London: Pregnant women who receive the cervical stitch to prevent miscarriage or premature birth with a thicker thread, can in fact have an increase in the rate of premature birth and baby death as compared with a thinner thread, says a study.
Cervical stitch also known as cervical cerclage is a treatment for cervical incompetence or insufficiency, when the cervix starts to shorten and open too early during a pregnancy, causing either a late miscarriage or preterm birth, and is performed on around two million women a year globally.
Surgeons use one of two types of thread for the stitch — the majority use a thicker woven thread, and around 20 per cent use a thinner thread.

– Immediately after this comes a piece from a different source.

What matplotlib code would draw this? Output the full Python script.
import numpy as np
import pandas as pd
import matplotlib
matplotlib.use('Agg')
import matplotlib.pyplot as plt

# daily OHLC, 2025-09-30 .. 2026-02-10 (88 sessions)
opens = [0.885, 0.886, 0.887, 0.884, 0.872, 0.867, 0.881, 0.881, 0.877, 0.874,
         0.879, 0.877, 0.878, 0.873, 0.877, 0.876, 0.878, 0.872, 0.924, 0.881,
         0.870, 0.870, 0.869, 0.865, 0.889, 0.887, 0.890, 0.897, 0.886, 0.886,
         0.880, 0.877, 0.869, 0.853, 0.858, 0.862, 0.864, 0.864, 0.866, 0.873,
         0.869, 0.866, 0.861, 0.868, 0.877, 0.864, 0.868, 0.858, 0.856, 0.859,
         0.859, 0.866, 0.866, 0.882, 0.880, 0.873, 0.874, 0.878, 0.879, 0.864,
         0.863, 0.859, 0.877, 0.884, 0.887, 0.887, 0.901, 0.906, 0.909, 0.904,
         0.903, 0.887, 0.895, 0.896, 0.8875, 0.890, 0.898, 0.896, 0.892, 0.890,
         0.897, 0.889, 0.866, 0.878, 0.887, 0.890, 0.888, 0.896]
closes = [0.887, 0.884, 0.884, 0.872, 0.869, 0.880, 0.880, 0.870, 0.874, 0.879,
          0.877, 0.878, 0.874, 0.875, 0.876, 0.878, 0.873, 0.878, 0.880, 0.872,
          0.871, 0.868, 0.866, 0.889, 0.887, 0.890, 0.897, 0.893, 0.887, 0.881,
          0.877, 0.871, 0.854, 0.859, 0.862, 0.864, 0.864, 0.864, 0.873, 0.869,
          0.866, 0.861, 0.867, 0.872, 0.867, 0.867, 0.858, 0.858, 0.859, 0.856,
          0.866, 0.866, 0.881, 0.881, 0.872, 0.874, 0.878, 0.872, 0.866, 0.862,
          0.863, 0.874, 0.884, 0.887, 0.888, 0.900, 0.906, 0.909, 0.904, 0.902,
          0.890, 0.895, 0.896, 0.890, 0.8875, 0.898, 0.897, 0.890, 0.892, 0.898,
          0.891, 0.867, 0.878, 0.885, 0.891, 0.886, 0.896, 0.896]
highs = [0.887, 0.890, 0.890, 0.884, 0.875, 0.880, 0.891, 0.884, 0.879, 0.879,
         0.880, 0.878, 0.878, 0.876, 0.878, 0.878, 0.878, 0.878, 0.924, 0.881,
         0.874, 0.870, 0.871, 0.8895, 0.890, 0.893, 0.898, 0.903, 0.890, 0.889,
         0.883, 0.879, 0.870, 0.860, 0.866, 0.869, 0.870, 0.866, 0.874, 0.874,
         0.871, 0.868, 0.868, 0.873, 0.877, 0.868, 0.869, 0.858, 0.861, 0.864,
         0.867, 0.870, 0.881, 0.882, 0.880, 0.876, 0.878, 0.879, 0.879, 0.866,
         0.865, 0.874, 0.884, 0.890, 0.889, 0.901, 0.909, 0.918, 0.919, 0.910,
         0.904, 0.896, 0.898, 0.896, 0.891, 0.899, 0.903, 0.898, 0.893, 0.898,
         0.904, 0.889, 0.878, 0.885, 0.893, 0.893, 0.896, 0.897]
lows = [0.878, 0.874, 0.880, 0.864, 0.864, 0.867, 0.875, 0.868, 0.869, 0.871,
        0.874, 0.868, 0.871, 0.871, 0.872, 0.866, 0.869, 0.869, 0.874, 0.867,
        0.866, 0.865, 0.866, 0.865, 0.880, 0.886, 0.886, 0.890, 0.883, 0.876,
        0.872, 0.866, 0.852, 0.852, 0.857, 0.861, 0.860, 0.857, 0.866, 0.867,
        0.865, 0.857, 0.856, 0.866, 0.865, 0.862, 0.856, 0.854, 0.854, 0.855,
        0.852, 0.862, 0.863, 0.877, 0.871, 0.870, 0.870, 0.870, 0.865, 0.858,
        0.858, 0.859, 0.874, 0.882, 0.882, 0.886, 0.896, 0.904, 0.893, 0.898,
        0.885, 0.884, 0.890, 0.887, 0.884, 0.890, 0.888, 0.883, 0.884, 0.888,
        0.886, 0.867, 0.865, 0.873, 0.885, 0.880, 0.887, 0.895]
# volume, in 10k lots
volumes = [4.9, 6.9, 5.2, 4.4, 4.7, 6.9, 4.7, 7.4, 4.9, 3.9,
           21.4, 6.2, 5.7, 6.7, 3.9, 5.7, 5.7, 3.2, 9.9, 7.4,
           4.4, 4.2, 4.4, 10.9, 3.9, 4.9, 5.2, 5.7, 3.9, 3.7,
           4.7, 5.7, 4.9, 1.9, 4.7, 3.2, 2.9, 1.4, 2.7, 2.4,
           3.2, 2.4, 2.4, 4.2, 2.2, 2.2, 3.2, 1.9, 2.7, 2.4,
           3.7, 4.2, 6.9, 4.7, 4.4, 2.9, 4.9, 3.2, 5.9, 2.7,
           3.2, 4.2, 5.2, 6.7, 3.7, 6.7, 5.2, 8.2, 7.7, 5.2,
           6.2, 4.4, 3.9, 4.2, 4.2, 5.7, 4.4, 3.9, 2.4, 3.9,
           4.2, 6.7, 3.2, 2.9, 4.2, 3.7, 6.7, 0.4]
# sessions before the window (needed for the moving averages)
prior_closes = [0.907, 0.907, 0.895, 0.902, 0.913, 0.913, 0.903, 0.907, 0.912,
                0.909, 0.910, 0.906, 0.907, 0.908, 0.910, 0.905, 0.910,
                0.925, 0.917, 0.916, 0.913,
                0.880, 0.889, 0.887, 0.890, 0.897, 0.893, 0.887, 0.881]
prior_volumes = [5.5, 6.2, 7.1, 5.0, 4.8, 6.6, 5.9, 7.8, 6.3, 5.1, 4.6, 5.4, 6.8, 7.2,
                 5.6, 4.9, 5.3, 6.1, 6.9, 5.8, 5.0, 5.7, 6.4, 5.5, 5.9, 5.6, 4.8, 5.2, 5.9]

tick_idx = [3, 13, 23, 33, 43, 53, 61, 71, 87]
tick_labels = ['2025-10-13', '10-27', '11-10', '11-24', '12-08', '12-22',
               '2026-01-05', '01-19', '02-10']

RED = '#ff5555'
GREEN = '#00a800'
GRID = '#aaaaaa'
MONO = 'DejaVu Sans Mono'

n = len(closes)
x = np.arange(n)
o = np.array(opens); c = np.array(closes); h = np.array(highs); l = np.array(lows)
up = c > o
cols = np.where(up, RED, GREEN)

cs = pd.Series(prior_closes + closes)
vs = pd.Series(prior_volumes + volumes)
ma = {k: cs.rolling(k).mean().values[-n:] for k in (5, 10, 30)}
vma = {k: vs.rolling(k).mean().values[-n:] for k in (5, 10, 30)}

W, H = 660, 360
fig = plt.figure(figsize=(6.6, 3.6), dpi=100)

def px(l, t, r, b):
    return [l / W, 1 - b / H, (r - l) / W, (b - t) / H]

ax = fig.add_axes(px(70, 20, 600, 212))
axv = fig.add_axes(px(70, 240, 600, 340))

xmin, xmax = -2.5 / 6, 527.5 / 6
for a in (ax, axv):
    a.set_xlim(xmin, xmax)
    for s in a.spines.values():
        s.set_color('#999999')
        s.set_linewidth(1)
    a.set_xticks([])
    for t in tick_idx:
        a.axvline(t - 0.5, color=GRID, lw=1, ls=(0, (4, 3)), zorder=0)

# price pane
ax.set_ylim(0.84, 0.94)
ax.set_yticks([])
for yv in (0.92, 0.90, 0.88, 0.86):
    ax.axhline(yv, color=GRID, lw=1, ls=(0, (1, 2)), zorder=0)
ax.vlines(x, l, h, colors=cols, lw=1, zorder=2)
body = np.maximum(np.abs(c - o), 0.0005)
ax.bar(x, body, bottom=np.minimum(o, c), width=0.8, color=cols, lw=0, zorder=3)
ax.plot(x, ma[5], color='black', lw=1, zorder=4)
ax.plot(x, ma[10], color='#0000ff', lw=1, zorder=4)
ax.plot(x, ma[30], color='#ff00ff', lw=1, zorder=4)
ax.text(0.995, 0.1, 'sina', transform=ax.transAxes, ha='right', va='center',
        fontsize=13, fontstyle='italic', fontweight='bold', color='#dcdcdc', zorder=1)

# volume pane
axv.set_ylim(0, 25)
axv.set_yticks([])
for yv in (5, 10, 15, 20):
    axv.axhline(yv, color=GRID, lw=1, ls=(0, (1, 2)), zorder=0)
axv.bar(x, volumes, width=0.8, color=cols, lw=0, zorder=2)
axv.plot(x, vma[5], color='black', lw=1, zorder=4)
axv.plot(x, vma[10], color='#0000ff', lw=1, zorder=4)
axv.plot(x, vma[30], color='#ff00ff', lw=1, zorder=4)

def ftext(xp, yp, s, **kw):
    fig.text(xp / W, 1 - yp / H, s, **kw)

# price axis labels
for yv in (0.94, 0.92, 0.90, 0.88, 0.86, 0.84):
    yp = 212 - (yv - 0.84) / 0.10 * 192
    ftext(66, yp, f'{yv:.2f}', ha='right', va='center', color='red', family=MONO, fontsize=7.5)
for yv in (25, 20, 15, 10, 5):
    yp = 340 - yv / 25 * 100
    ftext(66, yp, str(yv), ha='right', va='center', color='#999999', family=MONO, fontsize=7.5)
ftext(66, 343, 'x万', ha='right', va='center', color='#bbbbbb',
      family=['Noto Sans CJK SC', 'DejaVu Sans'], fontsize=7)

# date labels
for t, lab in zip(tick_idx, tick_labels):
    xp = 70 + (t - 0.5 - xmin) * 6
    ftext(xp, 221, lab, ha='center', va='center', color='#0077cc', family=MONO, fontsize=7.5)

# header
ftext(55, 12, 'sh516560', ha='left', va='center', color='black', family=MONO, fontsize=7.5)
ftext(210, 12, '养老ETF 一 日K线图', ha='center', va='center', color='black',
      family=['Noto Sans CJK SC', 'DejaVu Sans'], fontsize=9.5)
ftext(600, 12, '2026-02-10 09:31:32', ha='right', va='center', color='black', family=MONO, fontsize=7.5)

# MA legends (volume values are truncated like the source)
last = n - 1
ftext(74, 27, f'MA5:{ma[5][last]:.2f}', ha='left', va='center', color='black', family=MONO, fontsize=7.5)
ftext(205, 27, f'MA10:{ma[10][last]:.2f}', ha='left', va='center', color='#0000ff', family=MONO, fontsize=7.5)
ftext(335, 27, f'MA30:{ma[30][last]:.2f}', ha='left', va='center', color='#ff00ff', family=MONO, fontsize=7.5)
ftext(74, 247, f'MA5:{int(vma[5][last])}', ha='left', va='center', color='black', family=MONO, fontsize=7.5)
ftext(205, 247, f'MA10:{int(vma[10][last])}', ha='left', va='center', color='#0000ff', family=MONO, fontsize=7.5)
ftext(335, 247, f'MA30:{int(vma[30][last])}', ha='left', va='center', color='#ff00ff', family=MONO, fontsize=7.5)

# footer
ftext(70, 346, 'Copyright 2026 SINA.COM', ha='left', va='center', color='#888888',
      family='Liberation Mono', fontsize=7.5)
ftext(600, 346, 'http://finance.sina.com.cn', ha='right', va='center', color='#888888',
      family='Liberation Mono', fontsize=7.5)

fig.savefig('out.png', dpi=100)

The results indicated that the thicker thread is associated with a three-fold increase in rate of baby death in the womb when compared to the thinner thread (15 per cent compared to 5 per cent).

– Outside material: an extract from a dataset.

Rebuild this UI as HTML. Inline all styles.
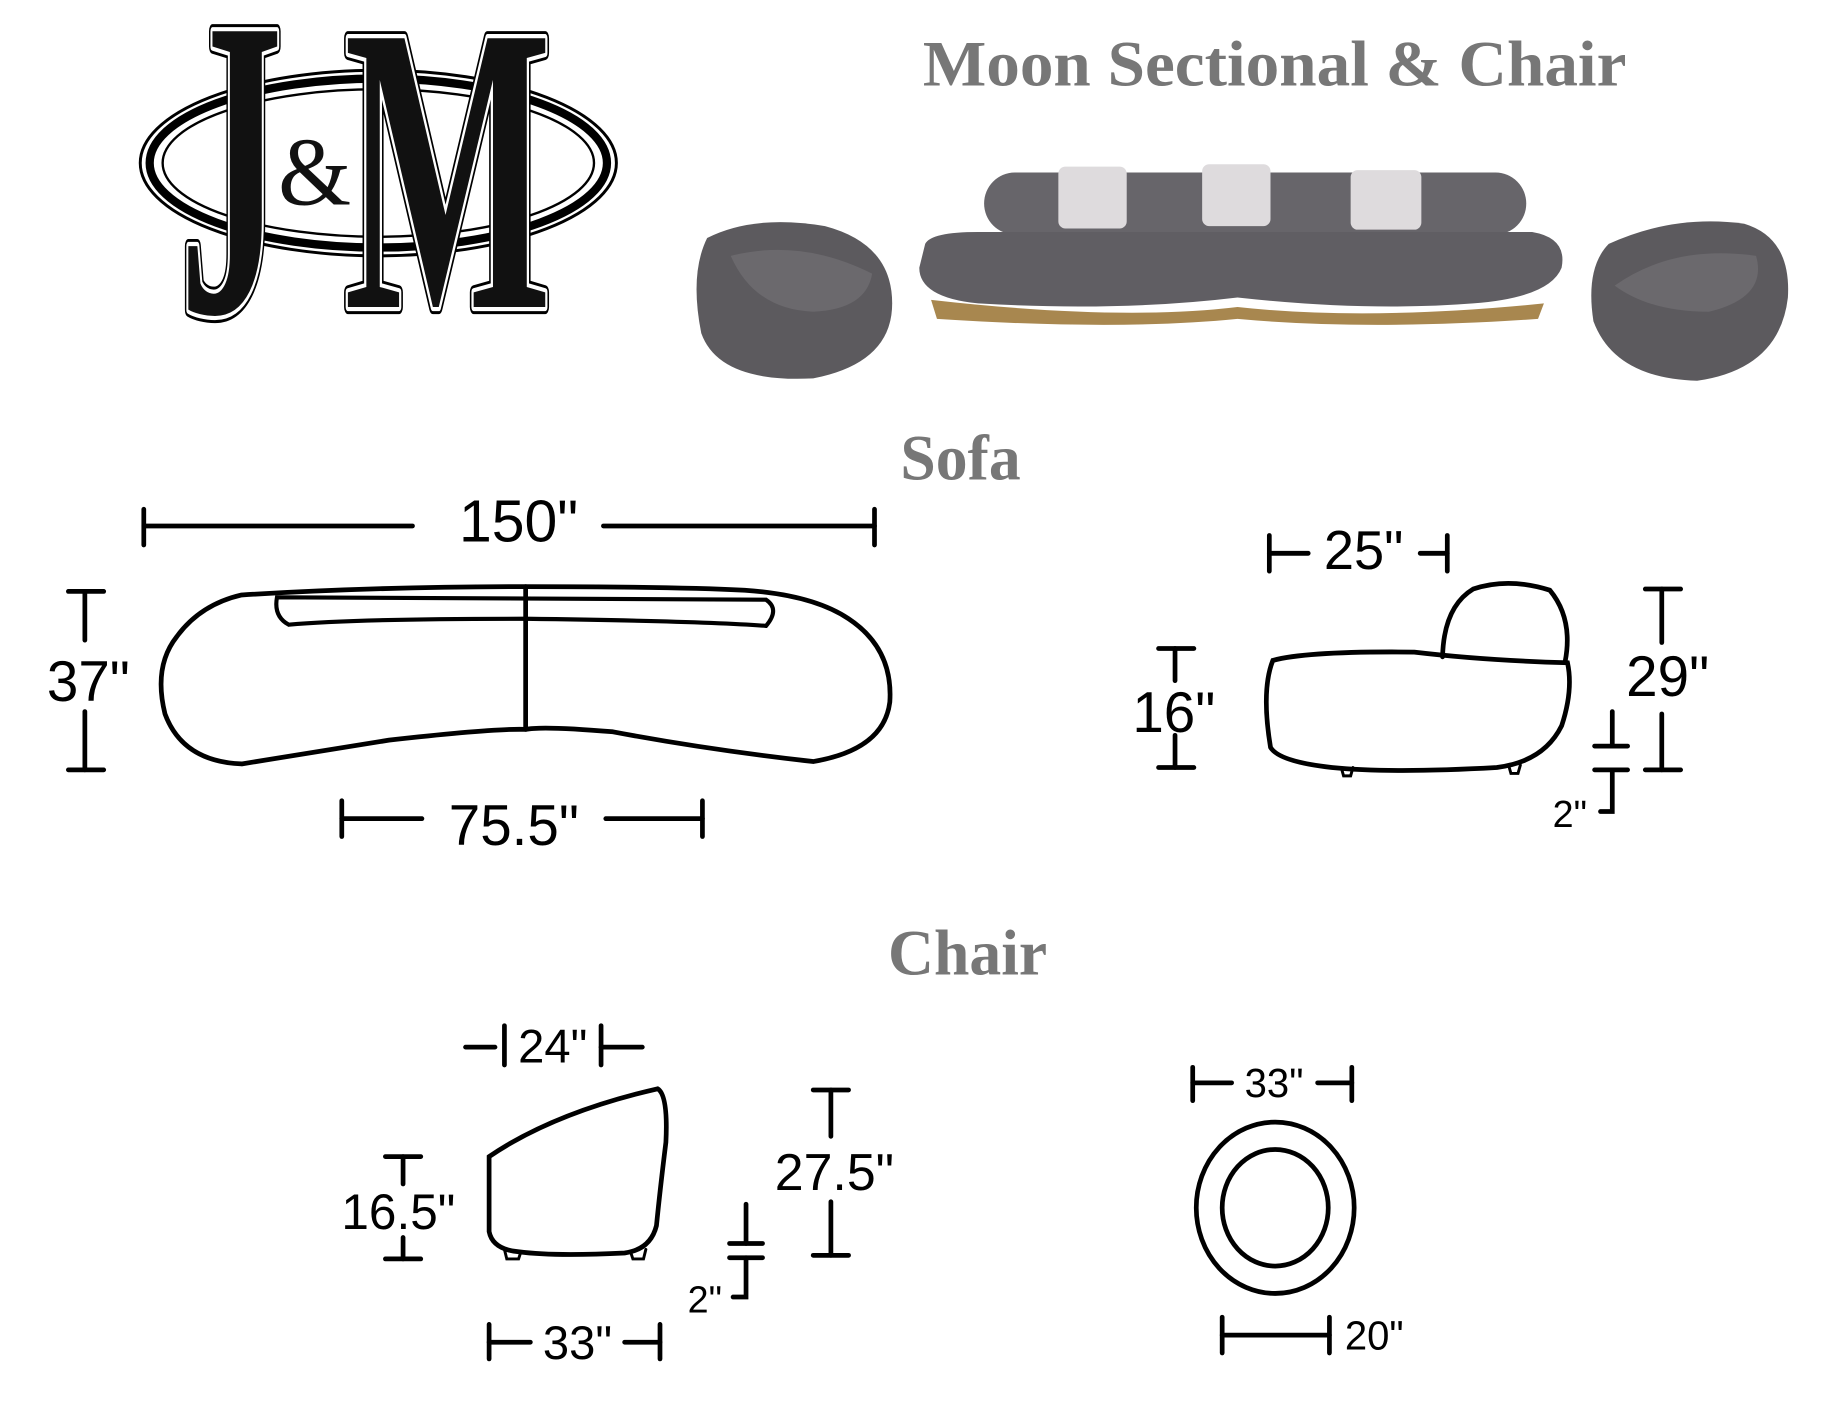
<!DOCTYPE html>
<html><head><meta charset="utf-8"><style>
html,body{margin:0;padding:0;background:#fff;}
svg{display:block}
</style></head><body>
<svg width="1848" height="1416" viewBox="0 0 1568 1190" preserveAspectRatio="none" xmlns="http://www.w3.org/2000/svg">
<rect width="1568" height="1190" fill="#fff"/>
<!-- Logo -->
<g>
<ellipse cx="321" cy="137" rx="202" ry="78" fill="#fff" stroke="#000" stroke-width="2.5"/>
<ellipse cx="321" cy="137" rx="194" ry="71" fill="none" stroke="#000" stroke-width="7"/>
<ellipse cx="321" cy="137" rx="183" ry="62" fill="#fff" stroke="#000" stroke-width="2"/>
<g font-family="Liberation Serif, serif" font-weight="bold">
<text x="152" y="262" font-size="360" textLength="88" lengthAdjust="spacingAndGlyphs" fill="#000" stroke="#000" stroke-width="12" stroke-linejoin="round">J</text>
<text x="152" y="262" font-size="360" textLength="88" lengthAdjust="spacingAndGlyphs" fill="#fff" stroke="#fff" stroke-width="7" stroke-linejoin="round">J</text>
<text x="152" y="262" font-size="360" textLength="88" lengthAdjust="spacingAndGlyphs" fill="#111">J</text>
<text x="292" y="258" font-size="345" textLength="176" lengthAdjust="spacingAndGlyphs" fill="#000" stroke="#000" stroke-width="12" stroke-linejoin="round">M</text>
<text x="292" y="258" font-size="345" textLength="176" lengthAdjust="spacingAndGlyphs" fill="#fff" stroke="#fff" stroke-width="7" stroke-linejoin="round">M</text>
<text x="292" y="258" font-size="345" textLength="176" lengthAdjust="spacingAndGlyphs" fill="#111">M</text>
</g>
<text x="236" y="172" font-family="Liberation Serif, serif" font-size="82" fill="#111" textLength="62" lengthAdjust="spacingAndGlyphs">&amp;</text>
</g>
<!-- Title -->
<text x="783" y="72" textLength="597" lengthAdjust="spacingAndGlyphs" font-family="Liberation Serif, serif" font-weight="bold" font-size="54" fill="#777">Moon Sectional &amp; Chair</text>
<!-- Photos -->
<g>
<path d="M600 200 Q640 180 700 190 Q757 205 757 255 Q757 305 690 318 Q610 322 595 280 Q585 230 600 200Z" fill="#5c5a5e"/>
<path d="M620 215 Q680 200 740 230 Q735 260 690 262 Q640 260 620 215Z" fill="#6b696d"/>
<path d="M1365 205 Q1420 180 1480 188 Q1520 200 1517 250 Q1510 310 1440 320 Q1370 318 1352 270 Q1345 225 1365 205Z" fill="#5c5a5e"/>
<path d="M1370 240 Q1420 205 1490 215 Q1500 250 1450 262 Q1400 262 1370 240Z" fill="#6b696d"/>
<rect x="835" y="145" width="460" height="52" rx="26" fill="#67656a"/>
<path d="M785 205 Q790 195 830 195 L1300 195 Q1330 200 1325 225 Q1315 250 1250 255 Q1160 262 1050 250 Q950 262 830 255 Q780 250 780 225Z" fill="#605e63"/>
<path d="M790 252 Q950 270 1050 258 Q1160 270 1310 255 L1305 268 Q1160 278 1050 268 Q950 278 795 268Z" fill="#a8874f"/>
<rect x="898" y="140" width="58" height="52" fill="#dedbdd" rx="6"/>
<rect x="1020" y="138" width="58" height="52" fill="#dedbdd" rx="6"/>
<rect x="1146" y="143" width="60" height="50" fill="#dedbdd" rx="6"/>
</g>
<g font-family="Liberation Serif, serif" font-weight="bold" fill="#777" text-anchor="middle">
<text x="815" y="403" font-size="54">Sofa</text>
<text x="821" y="819" font-size="54">Chair</text>
</g>
<g stroke="#000" stroke-width="4" fill="none" stroke-linecap="round">
<!-- 150 -->
<line x1="122" y1="428" x2="122" y2="458"/><line x1="742" y1="428" x2="742" y2="458"/>
<line x1="122" y1="442" x2="350" y2="442"/><line x1="512" y1="442" x2="742" y2="442"/>
<!-- sofa top -->
<path d="M205 500 Q320 493 446 493 Q570 493 632 496 Q690 500 720 520 Q758 545 755 590 Q750 630 690 640 Q600 630 520 615 Q460 610 446 613 Q420 612 330 622 Q250 635 205 642 Q155 640 140 600 Q130 560 150 535 Q170 508 205 500Z"/>
<path d="M235 502 L650 504 Q662 512 650 526 Q600 522 446 520 Q300 520 245 525 Q232 518 235 502Z" stroke-width="3.5"/>
<line x1="446" y1="493" x2="446" y2="613"/>
<!-- 37 -->
<line x1="58" y1="497" x2="88" y2="497"/><line x1="58" y1="647" x2="88" y2="647"/>
<line x1="72" y1="497" x2="72" y2="538"/><line x1="72" y1="598" x2="72" y2="647"/>
<!-- 75.5 -->
<line x1="290" y1="673" x2="290" y2="703"/><line x1="596" y1="673" x2="596" y2="703"/>
<line x1="290" y1="688" x2="358" y2="688"/><line x1="514" y1="688" x2="596" y2="688"/>
<!-- 25 -->
<line x1="1077" y1="450" x2="1077" y2="480"/><line x1="1228" y1="450" x2="1228" y2="480"/>
<line x1="1077" y1="465" x2="1110" y2="465"/><line x1="1205" y1="465" x2="1228" y2="465"/>
<!-- side sofa -->
<path d="M1224 552 Q1225 510 1250 495 Q1280 485 1315 496 Q1335 520 1328 556"/>
<path d="M1080 555 Q1110 547 1200 548 Q1260 555 1330 557 Q1335 580 1325 610 Q1310 640 1270 645 Q1180 650 1130 645 Q1085 640 1078 628 Q1070 580 1080 555Z"/>
<path d="M1138 645 L1140 652 L1146 652 L1148 645 M1280 643 L1282 650 L1288 650 L1290 643" stroke-width="2.5"/>
<!-- 29 -->
<line x1="1396" y1="495" x2="1426" y2="495"/><line x1="1396" y1="647" x2="1426" y2="647"/>
<line x1="1410" y1="495" x2="1410" y2="540"/><line x1="1410" y1="600" x2="1410" y2="647"/>
<!-- 16 -->
<line x1="983" y1="545" x2="1013" y2="545"/><line x1="983" y1="645" x2="1013" y2="645"/>
<line x1="997" y1="545" x2="997" y2="572"/><line x1="997" y1="618" x2="997" y2="645"/>
<!-- 2 side -->
<line x1="1353" y1="627" x2="1381" y2="627"/><line x1="1353" y1="647" x2="1381" y2="647"/>
<line x1="1368" y1="598" x2="1368" y2="627"/><path d="M1368 647 L1368 682 L1358 682"/>
<!-- 24 -->
<line x1="395" y1="880" x2="420" y2="880"/><line x1="428" y1="862" x2="428" y2="895"/>
<line x1="510" y1="862" x2="510" y2="895"/><line x1="510" y1="880" x2="545" y2="880"/>
<!-- chair side -->
<path d="M415 972 Q470 935 558 915 Q567 920 565 960 Q560 1000 557 1030 Q552 1050 530 1053 Q470 1056 440 1052 Q418 1050 415 1035 Z"/>
<path d="M428 1050 L430 1058 L440 1058 L442 1052 M535 1052 L537 1058 L546 1058 L548 1050" stroke-width="2.5"/>
<!-- 27.5 -->
<line x1="690" y1="916" x2="720" y2="916"/><line x1="690" y1="1055" x2="720" y2="1055"/>
<line x1="705" y1="916" x2="705" y2="955"/><line x1="705" y1="1010" x2="705" y2="1055"/>
<!-- 16.5 -->
<line x1="327" y1="972" x2="357" y2="972"/><line x1="327" y1="1058" x2="357" y2="1058"/>
<line x1="342" y1="972" x2="342" y2="995"/><line x1="342" y1="1040" x2="342" y2="1058"/>
<!-- 2 chair -->
<line x1="619" y1="1045" x2="647" y2="1045"/><line x1="619" y1="1057" x2="647" y2="1057"/>
<line x1="633" y1="1012" x2="633" y2="1045"/><path d="M633 1057 L633 1090 L622 1090"/>
<!-- 33 bottom -->
<line x1="415" y1="1113" x2="415" y2="1142"/><line x1="560" y1="1113" x2="560" y2="1142"/>
<line x1="415" y1="1128" x2="450" y2="1128"/><line x1="530" y1="1128" x2="560" y2="1128"/>
<!-- circles -->
<ellipse cx="1082" cy="1015" rx="67" ry="72"/>
<ellipse cx="1082" cy="1015" rx="45" ry="49"/>
<!-- 33 top -->
<line x1="1012" y1="897" x2="1012" y2="925"/><line x1="1147" y1="897" x2="1147" y2="925"/>
<line x1="1012" y1="910" x2="1045" y2="910"/><line x1="1118" y1="910" x2="1147" y2="910"/>
<!-- 20 -->
<line x1="1037" y1="1107" x2="1037" y2="1137"/><line x1="1128" y1="1107" x2="1128" y2="1137"/>
<line x1="1037" y1="1122" x2="1128" y2="1122"/>
</g>
<g font-family="Liberation Sans, sans-serif" fill="#000" text-anchor="middle">
<text x="440" y="455" font-size="50">150"</text>
<text x="75" y="589" font-size="48">37"</text>
<text x="436" y="710" font-size="48">75.5"</text>
<text x="1157" y="478" font-size="46">25"</text>
<text x="1415" y="585" font-size="48">29"</text>
<text x="996" y="615" font-size="48">16"</text>
<text x="1332" y="695" font-size="32">2"</text>
<text x="469" y="893" font-size="40">24"</text>
<text x="708" y="1000" font-size="44">27.5"</text>
<text x="338" y="1033" font-size="42">16.5"</text>
<text x="598" y="1103" font-size="32">2"</text>
<text x="490" y="1142" font-size="40">33"</text>
<text x="1081" y="922" font-size="34">33"</text>
<text x="1166" y="1134" font-size="34">20"</text>
</g>
</svg>
</body></html>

The thicker thread was also associated with an increased rate of pre-term birth rate compared to the thinner thread — 28 per cent compared to 17 per cent.
Women who received a stitch with the thicker thread had increased inflammation around the cervix.
There was also increased blood flow, which is associated with the cervix opening before labour.
Women who received the thicker thread had more potentially harmful bacteria in the vagina and around the cervix.
“Although the cervical stitch procedure still holds benefits for women overall, our results suggest the thicker thread may encourage the growth of potentially dangerous bacteria in the cervix. This may lead to premature birth or even loss of the baby,” said lead author Phillip Bennett, Professor Imperial, Imperial College London in Britain.
For the study, the team analysed 671 women in Britain who received a cervical stitch procedure to prevent miscarriage or premature birth at five hospitals over the last ten years.
Switching to the thinner thread for all procedures could prevent 1,70,000 premature births globally every year, and 1,72,000 intrauterine baby deaths every year across the world, the researchers suggested in the study published in the journal Science Translational Medicine.
“It’s important that women who have this procedure ask their obstetrician about what stitch they will receive because clinical practice can take time to catch up with research findings,” they concluded.